AIM |
Only the lines from the start up to and including the line containing "txt=[str(s) for s" should be repeated, word for word.
-- begin DATA FOR THIS TASK --
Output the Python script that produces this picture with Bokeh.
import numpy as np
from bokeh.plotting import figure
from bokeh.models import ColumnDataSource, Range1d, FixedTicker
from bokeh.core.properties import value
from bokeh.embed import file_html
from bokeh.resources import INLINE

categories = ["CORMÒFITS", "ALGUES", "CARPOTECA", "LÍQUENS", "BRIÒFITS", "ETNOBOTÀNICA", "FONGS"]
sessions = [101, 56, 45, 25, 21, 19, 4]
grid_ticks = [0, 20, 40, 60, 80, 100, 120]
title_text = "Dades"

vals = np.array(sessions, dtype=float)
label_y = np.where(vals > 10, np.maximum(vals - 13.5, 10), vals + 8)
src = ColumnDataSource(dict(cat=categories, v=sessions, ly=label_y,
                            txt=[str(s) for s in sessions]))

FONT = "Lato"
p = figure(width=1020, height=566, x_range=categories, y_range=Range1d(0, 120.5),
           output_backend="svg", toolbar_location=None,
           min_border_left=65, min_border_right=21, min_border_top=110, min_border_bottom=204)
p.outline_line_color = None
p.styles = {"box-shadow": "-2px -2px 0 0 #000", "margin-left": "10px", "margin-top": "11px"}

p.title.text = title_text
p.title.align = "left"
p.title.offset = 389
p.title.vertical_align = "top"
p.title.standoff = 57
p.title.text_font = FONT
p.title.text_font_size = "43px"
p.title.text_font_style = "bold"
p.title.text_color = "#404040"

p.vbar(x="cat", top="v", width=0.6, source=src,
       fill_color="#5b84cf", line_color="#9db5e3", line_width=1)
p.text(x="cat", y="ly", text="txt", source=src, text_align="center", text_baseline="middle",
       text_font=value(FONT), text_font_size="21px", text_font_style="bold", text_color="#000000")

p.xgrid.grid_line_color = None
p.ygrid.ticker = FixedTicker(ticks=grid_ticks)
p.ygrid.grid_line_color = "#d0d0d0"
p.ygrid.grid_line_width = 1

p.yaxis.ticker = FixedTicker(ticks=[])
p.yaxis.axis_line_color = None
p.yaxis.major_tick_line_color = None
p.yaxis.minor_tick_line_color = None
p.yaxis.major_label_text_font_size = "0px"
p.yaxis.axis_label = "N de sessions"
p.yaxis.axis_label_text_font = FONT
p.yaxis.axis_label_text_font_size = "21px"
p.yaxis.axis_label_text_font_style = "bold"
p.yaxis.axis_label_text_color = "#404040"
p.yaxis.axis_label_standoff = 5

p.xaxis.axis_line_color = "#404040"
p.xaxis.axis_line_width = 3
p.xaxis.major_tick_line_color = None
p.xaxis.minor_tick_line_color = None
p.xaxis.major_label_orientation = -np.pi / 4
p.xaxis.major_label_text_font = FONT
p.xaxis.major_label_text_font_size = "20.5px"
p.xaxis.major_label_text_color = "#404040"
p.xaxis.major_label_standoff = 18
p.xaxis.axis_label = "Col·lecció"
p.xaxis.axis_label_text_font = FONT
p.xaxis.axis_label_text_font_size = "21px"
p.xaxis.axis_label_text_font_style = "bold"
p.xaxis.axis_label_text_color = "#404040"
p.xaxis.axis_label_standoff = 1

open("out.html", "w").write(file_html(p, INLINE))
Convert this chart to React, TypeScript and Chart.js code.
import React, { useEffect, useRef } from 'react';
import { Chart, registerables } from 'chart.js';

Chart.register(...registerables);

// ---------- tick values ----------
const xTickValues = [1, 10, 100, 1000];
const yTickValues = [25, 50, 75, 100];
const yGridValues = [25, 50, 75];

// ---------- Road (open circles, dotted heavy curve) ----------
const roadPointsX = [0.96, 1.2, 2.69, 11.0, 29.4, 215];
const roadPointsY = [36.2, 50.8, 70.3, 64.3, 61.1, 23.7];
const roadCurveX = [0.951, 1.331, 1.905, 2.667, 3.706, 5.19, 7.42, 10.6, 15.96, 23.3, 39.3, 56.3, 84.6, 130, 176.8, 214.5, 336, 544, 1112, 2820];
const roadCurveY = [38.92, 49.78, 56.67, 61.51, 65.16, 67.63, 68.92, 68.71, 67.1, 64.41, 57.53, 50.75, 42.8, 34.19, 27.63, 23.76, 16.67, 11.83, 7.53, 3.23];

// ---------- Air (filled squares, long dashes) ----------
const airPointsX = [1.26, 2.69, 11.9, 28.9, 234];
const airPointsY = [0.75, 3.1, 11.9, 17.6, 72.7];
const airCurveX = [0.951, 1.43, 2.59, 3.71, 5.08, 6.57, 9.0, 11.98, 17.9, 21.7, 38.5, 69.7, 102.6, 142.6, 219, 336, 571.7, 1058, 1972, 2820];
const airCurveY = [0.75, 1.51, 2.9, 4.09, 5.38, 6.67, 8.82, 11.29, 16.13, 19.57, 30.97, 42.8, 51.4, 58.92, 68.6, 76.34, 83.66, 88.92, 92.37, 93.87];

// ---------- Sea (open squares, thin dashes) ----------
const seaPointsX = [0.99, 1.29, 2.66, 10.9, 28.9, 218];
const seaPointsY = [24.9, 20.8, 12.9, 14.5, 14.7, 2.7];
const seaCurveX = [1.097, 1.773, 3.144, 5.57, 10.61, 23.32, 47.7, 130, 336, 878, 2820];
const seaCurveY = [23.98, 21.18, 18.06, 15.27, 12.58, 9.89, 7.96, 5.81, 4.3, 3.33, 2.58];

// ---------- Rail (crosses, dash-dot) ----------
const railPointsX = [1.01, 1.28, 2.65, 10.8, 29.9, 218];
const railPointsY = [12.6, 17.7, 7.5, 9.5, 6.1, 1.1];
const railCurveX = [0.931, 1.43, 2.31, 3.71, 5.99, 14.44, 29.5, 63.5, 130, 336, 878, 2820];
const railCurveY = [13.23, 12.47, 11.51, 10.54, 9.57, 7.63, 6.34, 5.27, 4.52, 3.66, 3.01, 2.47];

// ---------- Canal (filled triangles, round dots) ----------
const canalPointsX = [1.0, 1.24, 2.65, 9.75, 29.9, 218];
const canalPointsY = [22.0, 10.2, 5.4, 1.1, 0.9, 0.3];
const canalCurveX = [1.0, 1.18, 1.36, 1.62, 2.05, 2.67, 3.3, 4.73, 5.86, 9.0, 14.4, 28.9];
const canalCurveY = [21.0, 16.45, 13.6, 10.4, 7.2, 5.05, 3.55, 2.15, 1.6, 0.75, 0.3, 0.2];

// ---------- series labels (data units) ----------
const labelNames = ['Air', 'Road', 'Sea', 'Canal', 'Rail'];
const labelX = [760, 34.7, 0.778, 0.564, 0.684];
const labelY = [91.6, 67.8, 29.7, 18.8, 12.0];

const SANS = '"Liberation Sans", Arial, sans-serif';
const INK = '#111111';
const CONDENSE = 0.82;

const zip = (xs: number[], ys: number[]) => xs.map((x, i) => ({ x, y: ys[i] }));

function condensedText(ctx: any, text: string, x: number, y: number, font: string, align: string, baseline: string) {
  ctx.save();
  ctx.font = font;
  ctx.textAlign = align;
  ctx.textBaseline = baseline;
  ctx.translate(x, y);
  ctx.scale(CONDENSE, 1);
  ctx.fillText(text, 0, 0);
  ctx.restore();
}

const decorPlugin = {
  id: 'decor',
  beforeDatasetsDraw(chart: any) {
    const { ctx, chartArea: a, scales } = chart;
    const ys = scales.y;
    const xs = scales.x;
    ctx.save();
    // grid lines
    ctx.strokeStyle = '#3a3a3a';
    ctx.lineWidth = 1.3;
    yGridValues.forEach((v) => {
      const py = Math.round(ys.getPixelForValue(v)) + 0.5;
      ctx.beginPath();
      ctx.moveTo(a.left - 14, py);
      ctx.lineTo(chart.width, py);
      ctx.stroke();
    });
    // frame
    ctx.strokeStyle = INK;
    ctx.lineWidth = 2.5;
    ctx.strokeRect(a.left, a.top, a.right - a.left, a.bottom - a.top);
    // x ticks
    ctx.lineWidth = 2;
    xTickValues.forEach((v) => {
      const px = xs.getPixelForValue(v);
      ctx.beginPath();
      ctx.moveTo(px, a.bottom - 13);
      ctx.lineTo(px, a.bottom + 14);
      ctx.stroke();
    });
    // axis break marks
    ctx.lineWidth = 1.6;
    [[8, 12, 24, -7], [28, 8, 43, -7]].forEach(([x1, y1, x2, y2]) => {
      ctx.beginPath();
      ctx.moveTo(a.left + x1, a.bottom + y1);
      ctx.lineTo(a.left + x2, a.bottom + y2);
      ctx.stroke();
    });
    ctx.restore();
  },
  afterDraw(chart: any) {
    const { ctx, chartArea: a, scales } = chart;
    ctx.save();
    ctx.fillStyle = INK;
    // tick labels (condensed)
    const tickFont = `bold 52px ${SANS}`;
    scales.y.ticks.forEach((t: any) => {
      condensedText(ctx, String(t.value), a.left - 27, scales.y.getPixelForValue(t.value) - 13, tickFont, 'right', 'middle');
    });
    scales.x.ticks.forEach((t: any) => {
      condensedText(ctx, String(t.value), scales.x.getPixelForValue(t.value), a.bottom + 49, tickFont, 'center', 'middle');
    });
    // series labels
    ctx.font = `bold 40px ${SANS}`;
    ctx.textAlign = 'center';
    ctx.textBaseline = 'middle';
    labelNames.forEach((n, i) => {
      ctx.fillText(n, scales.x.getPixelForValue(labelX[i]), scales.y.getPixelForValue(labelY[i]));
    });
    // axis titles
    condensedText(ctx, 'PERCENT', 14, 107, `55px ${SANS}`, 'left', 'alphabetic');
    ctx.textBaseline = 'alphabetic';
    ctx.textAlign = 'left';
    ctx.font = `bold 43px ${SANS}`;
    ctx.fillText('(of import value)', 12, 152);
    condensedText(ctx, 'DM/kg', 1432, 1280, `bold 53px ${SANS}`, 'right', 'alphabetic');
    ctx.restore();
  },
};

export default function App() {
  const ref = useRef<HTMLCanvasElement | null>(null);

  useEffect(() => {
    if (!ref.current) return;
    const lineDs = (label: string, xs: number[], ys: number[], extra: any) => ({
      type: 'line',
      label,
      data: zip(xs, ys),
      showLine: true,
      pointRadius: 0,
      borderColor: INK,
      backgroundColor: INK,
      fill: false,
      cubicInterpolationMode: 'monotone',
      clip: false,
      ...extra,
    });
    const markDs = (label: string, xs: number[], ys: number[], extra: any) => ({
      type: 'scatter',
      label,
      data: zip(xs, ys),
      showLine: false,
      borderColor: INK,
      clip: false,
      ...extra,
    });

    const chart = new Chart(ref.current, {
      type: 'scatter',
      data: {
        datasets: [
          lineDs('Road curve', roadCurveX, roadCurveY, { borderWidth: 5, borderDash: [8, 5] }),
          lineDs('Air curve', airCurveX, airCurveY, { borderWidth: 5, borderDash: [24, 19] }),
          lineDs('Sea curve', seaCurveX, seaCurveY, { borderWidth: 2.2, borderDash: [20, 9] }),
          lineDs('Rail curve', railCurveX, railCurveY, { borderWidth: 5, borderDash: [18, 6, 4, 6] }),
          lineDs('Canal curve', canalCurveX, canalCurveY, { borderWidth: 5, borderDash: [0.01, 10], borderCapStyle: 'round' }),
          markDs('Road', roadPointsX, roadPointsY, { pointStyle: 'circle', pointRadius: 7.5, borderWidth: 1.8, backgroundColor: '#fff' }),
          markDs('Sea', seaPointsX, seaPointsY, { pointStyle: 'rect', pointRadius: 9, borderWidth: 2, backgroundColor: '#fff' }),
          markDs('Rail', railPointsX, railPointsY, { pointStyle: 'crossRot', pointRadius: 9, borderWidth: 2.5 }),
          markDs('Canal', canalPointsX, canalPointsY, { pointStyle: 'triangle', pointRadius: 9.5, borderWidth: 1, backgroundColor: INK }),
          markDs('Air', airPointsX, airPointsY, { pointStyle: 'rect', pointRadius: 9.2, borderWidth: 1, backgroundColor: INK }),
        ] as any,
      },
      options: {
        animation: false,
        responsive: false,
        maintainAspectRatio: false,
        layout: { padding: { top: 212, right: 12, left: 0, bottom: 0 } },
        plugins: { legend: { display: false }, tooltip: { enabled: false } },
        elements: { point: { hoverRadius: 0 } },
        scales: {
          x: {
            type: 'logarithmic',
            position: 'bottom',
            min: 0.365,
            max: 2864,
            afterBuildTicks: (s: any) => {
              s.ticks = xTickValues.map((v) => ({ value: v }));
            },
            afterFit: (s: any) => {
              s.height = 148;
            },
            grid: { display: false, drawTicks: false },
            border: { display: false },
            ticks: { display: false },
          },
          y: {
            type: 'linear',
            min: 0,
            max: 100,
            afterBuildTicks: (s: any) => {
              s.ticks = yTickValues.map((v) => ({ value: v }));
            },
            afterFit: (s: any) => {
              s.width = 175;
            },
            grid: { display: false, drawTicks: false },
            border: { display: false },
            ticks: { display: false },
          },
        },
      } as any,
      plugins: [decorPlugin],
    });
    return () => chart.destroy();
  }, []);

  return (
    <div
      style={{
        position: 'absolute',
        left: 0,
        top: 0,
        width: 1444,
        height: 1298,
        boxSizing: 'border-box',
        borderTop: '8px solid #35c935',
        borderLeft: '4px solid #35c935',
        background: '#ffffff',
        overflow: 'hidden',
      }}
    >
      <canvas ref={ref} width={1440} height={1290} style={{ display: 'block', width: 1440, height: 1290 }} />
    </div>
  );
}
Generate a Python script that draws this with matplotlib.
-- end DATA FOR THIS TASK --
WRITTEN SOLUTION |
Output the Python script that produces this picture with Bokeh.
import numpy as np
from bokeh.plotting import figure
from bokeh.models import ColumnDataSource, Range1d, FixedTicker
from bokeh.core.properties import value
from bokeh.embed import file_html
from bokeh.resources import INLINE

categories = ["CORMÒFITS", "ALGUES", "CARPOTECA", "LÍQUENS", "BRIÒFITS", "ETNOBOTÀNICA", "FONGS"]
sessions = [101, 56, 45, 25, 21, 19, 4]
grid_ticks = [0, 20, 40, 60, 80, 100, 120]
title_text = "Dades"

vals = np.array(sessions, dtype=float)
label_y = np.where(vals > 10, np.maximum(vals - 13.5, 10), vals + 8)
src = ColumnDataSource(dict(cat=categories, v=sessions, ly=label_y,
                            txt=[str(s) for s in sessions]))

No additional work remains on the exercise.